After two weeks and two days of the Kimberley I was conscious most of all of the sheer immensity of our country, and of its strange beauty. I doubt that we will go there again, but I will hang on to the memories, and the photographs!

ENDNOTE: The photo shows the Wet-level high-water mark in the Geikie Gorge near Fitzroy Crossing.

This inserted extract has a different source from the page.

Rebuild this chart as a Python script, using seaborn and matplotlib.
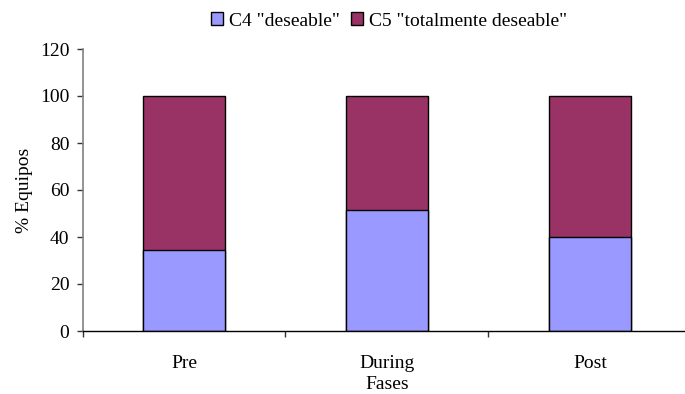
import matplotlib
matplotlib.use("Agg")
import matplotlib.pyplot as plt
from matplotlib.patches import Patch
from matplotlib.ticker import FixedLocator
import seaborn as sns
import pandas as pd

# Data: share of teams (%) per phase
fases = ["Pre", "During", "Post"]
c4_deseable = [34.4, 51.5, 40.0]
c5_totalmente = [65.6, 48.5, 60.0]
series_labels = ['C4 "deseable"', 'C5 "totalmente deseable"']
y_ticks = [0, 20, 40, 60, 80, 100, 120]

color_c4 = "#9999FF"
color_c5 = "#993366"

sns.set_theme(style="white")
plt.rcParams["font.family"] = ["Liberation Serif", "DejaVu Serif"]
plt.rcParams.update({"text.color": "black", "axes.labelcolor": "black",
                     "xtick.color": "black", "ytick.color": "black"})

df = pd.DataFrame({
    "Fase": fases,
    "C4": c4_deseable,
    "Total": [a + b for a, b in zip(c4_deseable, c5_totalmente)],
})

fig = plt.figure(figsize=(6.85, 3.94), dpi=100)
ax = fig.add_axes([82.5 / 685, 1 - 331 / 394, 609 / 685, 282 / 394])

bar_kw = dict(width=0.407, edgecolor="black", linewidth=1.0, ax=ax)
sns.barplot(data=df, x="Fase", y="Total", color=color_c5, saturation=1, **bar_kw)
sns.barplot(data=df, x="Fase", y="C4", color=color_c4, saturation=1, **bar_kw)

ax.set_xlim(-0.5, 2.5)
ax.set_ylim(0, 120)
ax.set_yticks(y_ticks)
ax.set_yticklabels([str(v) for v in y_ticks])

fs = 14

# category labels without marks; marks sit between categories
ax.set_xticks(range(len(fases)))
ax.set_xticklabels(fases)
ax.xaxis.set_minor_locator(FixedLocator([-0.5, 0.5, 1.5, 2.5]))
ax.tick_params(axis="x", which="major", bottom=True, length=0, pad=17,
               labelsize=fs, labelcolor="black")
ax.tick_params(axis="x", which="minor", bottom=True, length=4, width=1,
               direction="out", color="#333333")
ax.tick_params(axis="y", which="major", left=True, length=4, width=1,
               direction="out", color="#333333", labelsize=fs, pad=5.5,
               labelcolor="black")

ax.set_xlabel("Fases", fontsize=fs, labelpad=3, color="black")
ax.set_ylabel("% Equipos", fontsize=fs, labelpad=5, color="black")

for side in ["top", "right"]:
    ax.spines[side].set_visible(False)
ax.spines["left"].set_color("#808080")
ax.spines["left"].set_linewidth(1.2)
ax.spines["bottom"].set_color("black")
ax.spines["bottom"].set_linewidth(1.0)
ax.grid(False)

handles = [Patch(facecolor=color_c4, edgecolor="black", linewidth=1.0),
           Patch(facecolor=color_c5, edgecolor="black", linewidth=1.0)]
fig.legend(handles, series_labels, loc="center", bbox_to_anchor=(389 / 685, 1 - 21 / 394),
           ncol=2, frameon=False, fontsize=fs, handlelength=0.6, handleheight=0.6,
           handletextpad=0.3, columnspacing=0.6, labelcolor="black")

fig.savefig("out.png", dpi=100)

Join the discussion 6 Comments

  • JMO says:

    Thank you Don for this well written post on your travel through the Kimberley. Frances and I have not been there, yet. Your post has whetted our appetite. We will probably go there when we get too old to travel overseas to see a total solar eclipse, or just travel O/S as a non- eclipse trip).
    There will be a total solar eclipse in Kimberly on July 22 2028, it will be a long one – 5 min 10 sec totality. The Moon’s shadow will pass over Mitchel River National Park just before 11 am Perth time (midday local time). The shadow then steers S.E. towards NT, S.W QLD, northern NSW , across the Warrumbungles and then Sydney where the eclipse last 3m 47s. I may book a trip with Outback Spirit for this one as I will be 75 then.

  • PeterE says:

    Thanks. Most interesting.

  • spangled drongo says:

    Sounds like a great adventure, Don.

    It’s not until you get outback that you realise what a vast country of extremes Australia is and what the early settlers’ workloads were. When the Duracks did their Qld channel country pioneering under enormous hardship and then saddled up for a second bite in the Kimberley it takes a lot of travelling to appreciate it all.

    My cheese’n’kisses and I used to follow the same stock routes in our airconned 4wd that I used to traverse as a drover. Bit more luxurious, relaxed and enjoyable.

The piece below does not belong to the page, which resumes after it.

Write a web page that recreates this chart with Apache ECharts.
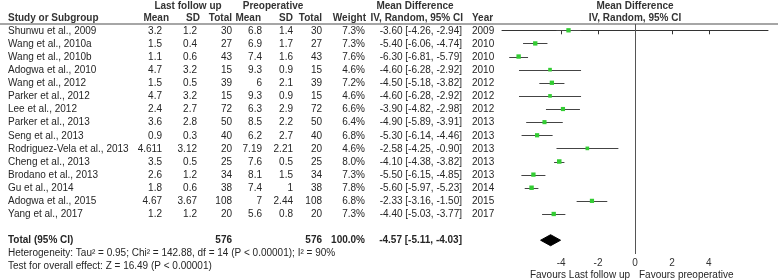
<!DOCTYPE html>
<html><head><meta charset="utf-8">
<script src="https://cdn.jsdelivr.net/npm/echarts@6/dist/echarts.min.js"></script>
<style>html,body{margin:0;padding:0;background:#fff}#c{width:778px;height:280px}</style>
</head><body><div id="c"></div>
<script>
const studies = ['Shunwu et al., 2009','Wang et al., 2010a','Wang et al., 2010b','Adogwa et al., 2010','Wang et al., 2012','Parker et al., 2012','Lee et al., 2012','Parker et al., 2013','Seng et al., 2013','Rodriguez-Vela et al., 2013','Cheng et al., 2013','Brodano et al., 2013','Gu et al., 2014','Adogwa et al., 2015','Yang et al., 2017'];
const lfMean = [3.2,1.5,1.1,4.7,1.5,4.7,2.4,3.6,0.9,4.611,3.5,2.6,1.8,4.67,1.2];
const lfSD = [1.2,0.4,0.6,3.2,0.5,3.2,2.7,2.8,0.3,3.12,0.5,1.2,0.6,3.67,1.2];
const lfTotal = [30,27,43,15,39,15,72,50,40,20,25,34,38,108,20];
const preMean = [6.8,6.9,7.4,9.3,6,9.3,6.3,8.5,6.2,7.19,7.6,8.1,7.4,7,5.6];
const preSD = [1.4,1.7,1.6,0.9,2.1,0.9,2.9,2.2,2.7,2.21,0.5,1.5,1,2.44,0.8];
const preTotal = [30,27,43,15,39,15,72,50,40,20,25,34,38,108,20];
const weight = [7.3,7.3,7.6,4.6,7.2,4.6,6.6,6.4,6.8,4.6,8.0,7.3,7.8,6.8,7.3];
const md = [-3.60,-5.40,-6.30,-4.60,-4.50,-4.60,-3.90,-4.90,-5.30,-2.58,-4.10,-5.50,-5.60,-2.33,-4.40];
const ciLow = [-4.26,-6.06,-6.81,-6.28,-5.18,-6.28,-4.82,-5.89,-6.14,-4.25,-4.38,-6.15,-5.97,-3.16,-5.03];
const ciHigh = [-2.94,-4.74,-5.79,-2.92,-3.82,-2.92,-2.98,-3.91,-4.46,-0.90,-3.82,-4.85,-5.23,-1.50,-3.77];
const years = [2009,2010,2010,2010,2012,2012,2012,2013,2013,2013,2013,2013,2014,2015,2017];
const totalLf = 576;
const totalPre = 576;
const totalWeight = 100.0;
const totalMd = -4.57;
const totalLow = -5.11;
const totalHigh = -4.03;
const heterogeneityText = 'Heterogeneity: Tau\u00b2 = 0.95; Chi\u00b2 = 142.88, df = 14 (P < 0.00001); I\u00b2 = 90%';
const overallText = 'Test for overall effect: Z = 16.49 (P < 0.00001)';
const xTicks = [-4,-2,0,2,4];

const FONT = '"Liberation Sans", Arial, sans-serif';
const TXT = '#262626';
const HDR = '#333';
const TOTAL_ROW = 16;

function cell(text, x, y, align, bold) {
  return {type:'text', style:{text:String(text), x:x, y:y, align:align, verticalAlign:'middle',
    font:(bold?'bold ':'')+'10px '+FONT, fill:TXT}};
}
function hdr(text, x, y, align) {
  return {type:'text', style:{text:text, x:x, y:y, align:align, verticalAlign:'middle', font:'bold 10px '+FONT, fill:HDR}};
}
function fmtCI(m,l,h){ return m.toFixed(2)+' ['+l.toFixed(2)+', '+h.toFixed(2)+']'; }

const chart = echarts.init(document.getElementById('c'));
const option = {
  animation:false,
  backgroundColor:'#fff',
  grid:{left:502, right:10, top:24, height:230, containLabel:false},
  xAxis:{type:'value', min:-7.2, max:7.2, splitLine:{show:false},
    axisLine:{show:true, lineStyle:{color:'#333', width:1}},
    axisTick:{show:true, customValues:xTicks, length:4, lineStyle:{color:'#333'}},
    axisLabel:{customValues:xTicks, margin:4, fontSize:10, color:'#333', fontFamily:FONT}},
  yAxis:{type:'value', min:-0.48, max:17.05, inverse:true, show:false},
  graphic:[
    {type:'line', shape:{x1:0,y1:24,x2:778,y2:24}, style:{stroke:'#888', lineWidth:1.5}, z:1},
    hdr('Last follow up', 188, 6, 'center'),
    hdr('Preoperative', 273, 6, 'center'),
    hdr('Mean Difference', 415, 6, 'center'),
    hdr('Mean Difference', 635, 6, 'center'),
    hdr('Study or Subgroup', 8, 18, 'left'),
    hdr('Mean', 169, 18, 'right'),
    hdr('SD', 200, 18, 'right'),
    hdr('Total', 232, 18, 'right'),
    hdr('Mean', 261, 18, 'right'),
    hdr('SD', 293, 18, 'right'),
    hdr('Total', 322, 18, 'right'),
    hdr('Weight', 366, 18, 'right'),
    hdr('IV, Random, 95% CI', 463, 18, 'right'),
    hdr('Year', 472, 18, 'left'),
    hdr('IV, Random, 95% CI', 635, 18, 'center'),
    {type:'text', style:{text:'Favours Last follow up', x:630, y:275, align:'right', verticalAlign:'middle', font:'10px '+FONT, fill:TXT}},
    {type:'text', style:{text:'Favours preoperative', x:639, y:275, align:'left', verticalAlign:'middle', font:'10px '+FONT, fill:TXT}}
  ],
  series:[
    {
      type:'custom', name:'table', clip:false, silent:true,
      data:studies.map((s,i)=>[0,i]),
      encode:{x:0, y:1},
      renderItem:function(params, api){
        const i = api.value(1);
        const y = api.coord([0,i])[1] + 0.5;
        return {type:'group', children:[
          cell(studies[i], 8, y, 'left'),
          cell(lfMean[i], 162, y, 'right'),
          cell(lfSD[i], 197, y, 'right'),
          cell(lfTotal[i], 232, y, 'right'),
          cell(preMean[i], 262, y, 'right'),
          cell(preSD[i], 293, y, 'right'),
          cell(preTotal[i], 322, y, 'right'),
          cell(weight[i].toFixed(1)+'%', 365, y, 'right'),
          cell(fmtCI(md[i],ciLow[i],ciHigh[i]), 462, y, 'right'),
          cell(years[i], 472, y, 'left')
        ]};
      }
    },
    {
      type:'custom', name:'totalrow', clip:false, silent:true,
      data:[[0,TOTAL_ROW]],
      encode:{x:0, y:1},
      renderItem:function(params, api){
        const y = api.coord([0,api.value(1)])[1];
        const y2 = api.coord([0,api.value(1)+1.02])[1];
        const y3 = api.coord([0,api.value(1)+2.0])[1];
        return {type:'group', children:[
          cell('Total (95% CI)', 8, y, 'left', true),
          cell(totalLf, 232, y, 'right', true),
          cell(totalPre, 322, y, 'right', true),
          cell(totalWeight.toFixed(1)+'%', 365, y, 'right', true),
          cell(fmtCI(totalMd,totalLow,totalHigh), 462, y, 'right', true),
          cell(heterogeneityText, 8, y2, 'left'),
          cell(overallText, 8, y3, 'left')
        ]};
      }
    },
    {
      type:'custom', name:'ci', clip:false, silent:true,
      data:ciLow.map((l,i)=>[l, ciHigh[i], i]),
      encode:{x:[0,1], y:2},
      renderItem:function(params, api){
        const p1 = api.coord([api.value(0), api.value(2)]);
        const p2 = api.coord([api.value(1), api.value(2)]);
        return {type:'line', shape:{x1:p1[0], y1:Math.round(p1[1])+0.5, x2:p2[0], y2:Math.round(p2[1])+0.5},
          style:{stroke:'#444', lineWidth:1}};
      }
    },
    {
      type:'scatter', name:'md', symbol:'rect', silent:true, z:5,
      data:md.map((m,i)=>[m, i, weight[i]]),
      symbolSize:function(v){ return 2.5 + v[2]*0.25; },
      itemStyle:{color:'#33cc33', opacity:1},
      markLine:{silent:true, symbol:'none', label:{show:false},
        lineStyle:{color:'#555', type:'solid', width:1},
        data:[{xAxis:0}]}
    },
    {
      type:'custom', name:'diamond', clip:false, silent:true,
      data:[[totalLow, totalMd, totalHigh, TOTAL_ROW]],
      encode:{x:[0,1,2], y:3},
      renderItem:function(params, api){
        const r = api.value(3);
        const a = api.coord([api.value(0), r]);
        const b = api.coord([api.value(1), r - 0.42]);
        const c = api.coord([api.value(2), r]);
        const d = api.coord([api.value(1), r + 0.42]);
        return {type:'polygon', shape:{points:[a,b,c,d]}, style:{fill:'#000', stroke:'#000'}};
      }
    }
  ]
};
chart.setOption(option);
</script>
</body></html>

    We did some great trips with Bill Peach many years ago, too, who specialised in getting to grips with our wonderful history and environment.

    Wish I was younger. Could easily do it all again.

  • Ken Nielsen says:

    Yes. We recently went on the Outback Spirit Arnhem Land trip. Highly recommended and the OS people were universally excellent. We also learnt much about aboriginal Australia and need to think more deeply about it.

  • Elizabeth Logan says:

    Great read, Don. Hard to believe it happened over a month ago.